__Exercise directions__. Nothing outside the range from the line with "Emit a Python" to the line with "grid_steps = [10000, 50000]" belongs in the copy, and no pictures do either; repeat that range exactly.

__Dataset content__.
━━━━━━━━━━━━━━━━━━━━

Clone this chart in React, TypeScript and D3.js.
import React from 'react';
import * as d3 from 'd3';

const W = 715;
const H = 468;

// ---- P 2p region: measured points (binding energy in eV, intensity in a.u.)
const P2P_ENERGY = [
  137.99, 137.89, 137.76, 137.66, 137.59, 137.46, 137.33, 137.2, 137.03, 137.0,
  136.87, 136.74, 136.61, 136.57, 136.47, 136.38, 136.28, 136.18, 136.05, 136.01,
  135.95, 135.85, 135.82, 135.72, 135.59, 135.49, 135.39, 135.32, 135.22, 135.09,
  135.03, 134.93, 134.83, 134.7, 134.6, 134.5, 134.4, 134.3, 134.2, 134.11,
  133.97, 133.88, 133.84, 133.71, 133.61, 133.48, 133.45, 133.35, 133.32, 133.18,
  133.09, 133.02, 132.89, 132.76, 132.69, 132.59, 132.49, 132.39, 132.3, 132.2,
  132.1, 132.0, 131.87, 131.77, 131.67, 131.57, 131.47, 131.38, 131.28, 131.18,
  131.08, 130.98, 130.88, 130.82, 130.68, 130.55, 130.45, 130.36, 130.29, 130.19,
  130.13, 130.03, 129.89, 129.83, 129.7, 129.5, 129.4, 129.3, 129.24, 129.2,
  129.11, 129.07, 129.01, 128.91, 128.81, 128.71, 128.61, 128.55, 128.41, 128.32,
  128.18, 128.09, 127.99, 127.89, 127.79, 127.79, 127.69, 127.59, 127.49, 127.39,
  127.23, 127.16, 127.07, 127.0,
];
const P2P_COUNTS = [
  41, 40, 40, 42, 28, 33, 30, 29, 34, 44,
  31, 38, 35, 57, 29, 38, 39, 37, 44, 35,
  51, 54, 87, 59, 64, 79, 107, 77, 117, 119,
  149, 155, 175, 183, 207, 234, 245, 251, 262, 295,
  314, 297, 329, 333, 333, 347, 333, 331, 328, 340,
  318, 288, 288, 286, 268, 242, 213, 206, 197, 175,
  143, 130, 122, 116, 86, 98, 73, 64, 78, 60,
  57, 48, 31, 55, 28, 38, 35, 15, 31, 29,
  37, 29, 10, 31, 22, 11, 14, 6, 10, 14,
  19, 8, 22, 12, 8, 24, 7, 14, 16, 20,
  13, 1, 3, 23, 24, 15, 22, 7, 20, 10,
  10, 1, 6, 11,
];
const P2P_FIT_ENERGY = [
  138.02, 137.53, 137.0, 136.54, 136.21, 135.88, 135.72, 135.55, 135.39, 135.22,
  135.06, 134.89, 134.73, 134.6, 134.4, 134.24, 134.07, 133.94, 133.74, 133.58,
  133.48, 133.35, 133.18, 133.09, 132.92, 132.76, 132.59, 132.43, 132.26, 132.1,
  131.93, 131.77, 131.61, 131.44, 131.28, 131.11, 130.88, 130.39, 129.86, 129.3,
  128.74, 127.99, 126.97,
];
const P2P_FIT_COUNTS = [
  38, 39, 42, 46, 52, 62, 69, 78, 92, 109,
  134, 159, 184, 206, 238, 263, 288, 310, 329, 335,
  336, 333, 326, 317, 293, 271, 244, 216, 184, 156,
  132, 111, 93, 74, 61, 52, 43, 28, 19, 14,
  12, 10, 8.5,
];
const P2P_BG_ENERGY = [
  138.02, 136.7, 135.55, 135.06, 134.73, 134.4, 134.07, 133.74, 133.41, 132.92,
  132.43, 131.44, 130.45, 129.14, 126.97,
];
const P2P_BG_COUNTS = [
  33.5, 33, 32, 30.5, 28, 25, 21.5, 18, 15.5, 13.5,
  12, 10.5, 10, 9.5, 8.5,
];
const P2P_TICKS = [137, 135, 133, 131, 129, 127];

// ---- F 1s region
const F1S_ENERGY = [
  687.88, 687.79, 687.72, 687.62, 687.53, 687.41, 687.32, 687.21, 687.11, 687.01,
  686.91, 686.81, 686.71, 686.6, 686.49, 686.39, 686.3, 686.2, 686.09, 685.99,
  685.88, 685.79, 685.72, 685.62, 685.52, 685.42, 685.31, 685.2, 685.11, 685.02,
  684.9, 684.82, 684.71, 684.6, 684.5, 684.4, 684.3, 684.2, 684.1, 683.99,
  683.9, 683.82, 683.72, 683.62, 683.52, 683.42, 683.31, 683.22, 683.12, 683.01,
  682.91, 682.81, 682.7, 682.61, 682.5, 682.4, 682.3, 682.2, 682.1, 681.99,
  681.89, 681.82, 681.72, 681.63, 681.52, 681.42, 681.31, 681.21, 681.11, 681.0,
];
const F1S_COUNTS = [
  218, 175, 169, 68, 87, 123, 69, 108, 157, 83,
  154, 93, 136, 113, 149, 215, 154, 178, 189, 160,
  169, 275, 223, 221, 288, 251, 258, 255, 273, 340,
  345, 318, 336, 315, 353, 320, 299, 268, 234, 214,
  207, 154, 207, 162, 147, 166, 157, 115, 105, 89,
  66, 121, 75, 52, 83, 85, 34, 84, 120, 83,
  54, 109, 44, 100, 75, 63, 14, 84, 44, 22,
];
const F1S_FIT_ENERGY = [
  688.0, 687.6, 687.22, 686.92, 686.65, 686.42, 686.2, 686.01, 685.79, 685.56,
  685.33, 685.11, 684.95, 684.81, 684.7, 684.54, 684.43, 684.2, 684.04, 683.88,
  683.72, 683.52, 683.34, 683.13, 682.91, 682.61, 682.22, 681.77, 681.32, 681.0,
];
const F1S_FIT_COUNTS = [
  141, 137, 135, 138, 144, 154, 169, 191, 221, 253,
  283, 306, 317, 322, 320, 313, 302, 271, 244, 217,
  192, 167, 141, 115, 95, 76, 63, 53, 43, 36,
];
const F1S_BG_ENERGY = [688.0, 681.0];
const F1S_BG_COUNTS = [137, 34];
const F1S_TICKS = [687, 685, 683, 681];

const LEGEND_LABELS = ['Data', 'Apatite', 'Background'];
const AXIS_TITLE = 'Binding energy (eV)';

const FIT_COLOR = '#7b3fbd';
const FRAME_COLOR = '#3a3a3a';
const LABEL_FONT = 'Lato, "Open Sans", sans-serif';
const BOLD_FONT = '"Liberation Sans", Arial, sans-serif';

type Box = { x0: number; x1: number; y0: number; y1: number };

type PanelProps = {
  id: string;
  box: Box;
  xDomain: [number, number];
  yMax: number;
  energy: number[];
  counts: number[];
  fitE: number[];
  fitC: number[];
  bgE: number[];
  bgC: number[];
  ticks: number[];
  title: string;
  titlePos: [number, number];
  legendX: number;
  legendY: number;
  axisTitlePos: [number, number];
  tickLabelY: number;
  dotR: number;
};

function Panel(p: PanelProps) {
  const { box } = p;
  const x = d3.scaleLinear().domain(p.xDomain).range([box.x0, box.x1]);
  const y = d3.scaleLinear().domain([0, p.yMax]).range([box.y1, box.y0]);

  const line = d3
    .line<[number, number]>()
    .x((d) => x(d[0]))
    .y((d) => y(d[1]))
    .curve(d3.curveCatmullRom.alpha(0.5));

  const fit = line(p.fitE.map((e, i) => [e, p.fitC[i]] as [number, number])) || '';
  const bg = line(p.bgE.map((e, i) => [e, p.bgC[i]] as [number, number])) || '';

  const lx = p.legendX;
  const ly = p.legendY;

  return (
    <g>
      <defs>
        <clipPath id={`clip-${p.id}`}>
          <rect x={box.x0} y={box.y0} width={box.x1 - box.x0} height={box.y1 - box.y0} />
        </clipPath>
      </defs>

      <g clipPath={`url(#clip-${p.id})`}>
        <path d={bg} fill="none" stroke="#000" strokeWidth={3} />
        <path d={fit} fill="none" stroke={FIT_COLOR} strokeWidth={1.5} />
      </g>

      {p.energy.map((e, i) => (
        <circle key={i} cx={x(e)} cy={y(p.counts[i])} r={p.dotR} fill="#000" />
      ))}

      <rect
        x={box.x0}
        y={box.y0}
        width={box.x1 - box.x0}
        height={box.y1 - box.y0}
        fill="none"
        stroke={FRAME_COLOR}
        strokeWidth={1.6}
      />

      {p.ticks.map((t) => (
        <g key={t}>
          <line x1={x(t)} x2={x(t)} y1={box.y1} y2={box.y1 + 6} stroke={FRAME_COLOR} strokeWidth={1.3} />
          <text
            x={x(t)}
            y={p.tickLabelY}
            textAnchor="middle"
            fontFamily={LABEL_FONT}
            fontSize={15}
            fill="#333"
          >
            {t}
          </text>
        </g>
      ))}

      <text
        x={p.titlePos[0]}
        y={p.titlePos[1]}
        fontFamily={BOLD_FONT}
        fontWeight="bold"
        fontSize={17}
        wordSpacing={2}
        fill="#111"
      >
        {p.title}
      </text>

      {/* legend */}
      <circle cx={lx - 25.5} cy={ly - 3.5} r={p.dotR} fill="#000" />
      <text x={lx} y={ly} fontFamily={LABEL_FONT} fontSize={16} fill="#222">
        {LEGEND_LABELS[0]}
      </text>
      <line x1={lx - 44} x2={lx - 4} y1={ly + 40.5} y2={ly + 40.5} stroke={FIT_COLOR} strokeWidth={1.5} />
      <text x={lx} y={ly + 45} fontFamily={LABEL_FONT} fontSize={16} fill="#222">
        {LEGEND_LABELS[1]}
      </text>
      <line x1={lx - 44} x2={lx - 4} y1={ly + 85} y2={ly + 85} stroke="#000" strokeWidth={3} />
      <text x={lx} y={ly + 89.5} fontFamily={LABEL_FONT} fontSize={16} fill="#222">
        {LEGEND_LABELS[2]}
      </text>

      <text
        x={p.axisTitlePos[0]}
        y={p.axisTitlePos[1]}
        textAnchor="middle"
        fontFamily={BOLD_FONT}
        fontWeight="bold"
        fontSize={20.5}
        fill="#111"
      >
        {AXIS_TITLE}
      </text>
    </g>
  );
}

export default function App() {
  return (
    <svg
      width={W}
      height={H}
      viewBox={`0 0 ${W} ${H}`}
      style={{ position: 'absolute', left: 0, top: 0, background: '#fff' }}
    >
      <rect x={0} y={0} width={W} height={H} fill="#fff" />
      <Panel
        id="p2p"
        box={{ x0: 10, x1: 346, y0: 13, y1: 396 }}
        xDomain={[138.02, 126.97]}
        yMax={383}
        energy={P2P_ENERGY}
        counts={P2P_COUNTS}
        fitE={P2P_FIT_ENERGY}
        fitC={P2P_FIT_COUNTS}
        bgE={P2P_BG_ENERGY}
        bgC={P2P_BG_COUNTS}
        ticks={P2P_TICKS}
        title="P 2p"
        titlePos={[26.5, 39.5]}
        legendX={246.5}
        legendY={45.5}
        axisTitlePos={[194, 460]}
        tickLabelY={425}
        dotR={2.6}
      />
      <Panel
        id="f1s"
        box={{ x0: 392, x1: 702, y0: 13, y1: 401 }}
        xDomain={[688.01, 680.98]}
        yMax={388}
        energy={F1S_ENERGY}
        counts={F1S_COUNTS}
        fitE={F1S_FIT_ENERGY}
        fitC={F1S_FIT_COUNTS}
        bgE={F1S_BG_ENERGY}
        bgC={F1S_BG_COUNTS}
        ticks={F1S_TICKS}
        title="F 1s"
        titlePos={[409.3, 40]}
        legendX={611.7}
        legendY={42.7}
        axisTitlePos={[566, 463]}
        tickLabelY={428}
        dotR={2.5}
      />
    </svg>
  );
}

━━━━━━━━━━━━━━━━━━━━

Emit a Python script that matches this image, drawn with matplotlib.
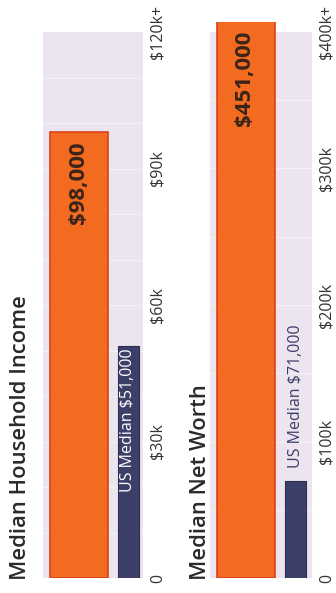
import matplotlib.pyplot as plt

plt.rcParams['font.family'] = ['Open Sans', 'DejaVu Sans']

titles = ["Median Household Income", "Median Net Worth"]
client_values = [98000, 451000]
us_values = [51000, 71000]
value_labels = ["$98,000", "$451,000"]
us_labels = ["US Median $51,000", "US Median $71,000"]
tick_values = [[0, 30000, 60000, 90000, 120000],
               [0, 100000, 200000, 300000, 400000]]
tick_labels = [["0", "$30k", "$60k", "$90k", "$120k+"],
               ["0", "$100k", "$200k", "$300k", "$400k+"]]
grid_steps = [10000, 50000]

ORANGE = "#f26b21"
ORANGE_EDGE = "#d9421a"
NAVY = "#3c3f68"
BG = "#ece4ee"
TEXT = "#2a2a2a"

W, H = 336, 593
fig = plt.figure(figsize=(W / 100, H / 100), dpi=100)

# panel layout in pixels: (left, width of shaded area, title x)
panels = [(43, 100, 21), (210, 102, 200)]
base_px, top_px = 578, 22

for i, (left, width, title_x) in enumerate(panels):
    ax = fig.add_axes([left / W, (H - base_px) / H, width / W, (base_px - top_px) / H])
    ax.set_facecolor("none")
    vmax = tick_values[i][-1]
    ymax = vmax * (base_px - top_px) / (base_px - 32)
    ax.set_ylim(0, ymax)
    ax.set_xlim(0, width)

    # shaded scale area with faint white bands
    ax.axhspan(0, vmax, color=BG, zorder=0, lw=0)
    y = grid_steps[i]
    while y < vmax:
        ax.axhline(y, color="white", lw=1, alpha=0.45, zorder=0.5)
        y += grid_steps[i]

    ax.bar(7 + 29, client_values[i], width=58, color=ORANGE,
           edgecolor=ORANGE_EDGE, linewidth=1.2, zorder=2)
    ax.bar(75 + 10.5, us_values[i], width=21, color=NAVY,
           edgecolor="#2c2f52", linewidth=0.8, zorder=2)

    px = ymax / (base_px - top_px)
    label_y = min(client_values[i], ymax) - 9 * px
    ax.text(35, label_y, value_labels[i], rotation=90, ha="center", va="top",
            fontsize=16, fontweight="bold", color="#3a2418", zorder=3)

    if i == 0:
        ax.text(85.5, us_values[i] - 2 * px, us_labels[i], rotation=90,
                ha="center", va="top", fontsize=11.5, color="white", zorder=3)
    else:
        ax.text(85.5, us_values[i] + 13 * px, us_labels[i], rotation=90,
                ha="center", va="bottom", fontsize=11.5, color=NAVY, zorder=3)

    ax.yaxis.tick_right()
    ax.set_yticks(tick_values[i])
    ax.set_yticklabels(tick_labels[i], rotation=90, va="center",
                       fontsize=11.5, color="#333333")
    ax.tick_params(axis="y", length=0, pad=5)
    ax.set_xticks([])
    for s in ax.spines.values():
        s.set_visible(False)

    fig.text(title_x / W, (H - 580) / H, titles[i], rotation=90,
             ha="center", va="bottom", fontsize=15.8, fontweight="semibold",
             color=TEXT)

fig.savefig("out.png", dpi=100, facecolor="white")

━━━━━━━━━━━━━━━━━━━━

__Task result__.
Emit a Python script that matches this image, drawn with matplotlib.
import matplotlib.pyplot as plt

plt.rcParams['font.family'] = ['Open Sans', 'DejaVu Sans']

titles = ["Median Household Income", "Median Net Worth"]
client_values = [98000, 451000]
us_values = [51000, 71000]
value_labels = ["$98,000", "$451,000"]
us_labels = ["US Median $51,000", "US Median $71,000"]
tick_values = [[0, 30000, 60000, 90000, 120000],
               [0, 100000, 200000, 300000, 400000]]
tick_labels = [["0", "$30k", "$60k", "$90k", "$120k+"],
               ["0", "$100k", "$200k", "$300k", "$400k+"]]
grid_steps = [10000, 50000]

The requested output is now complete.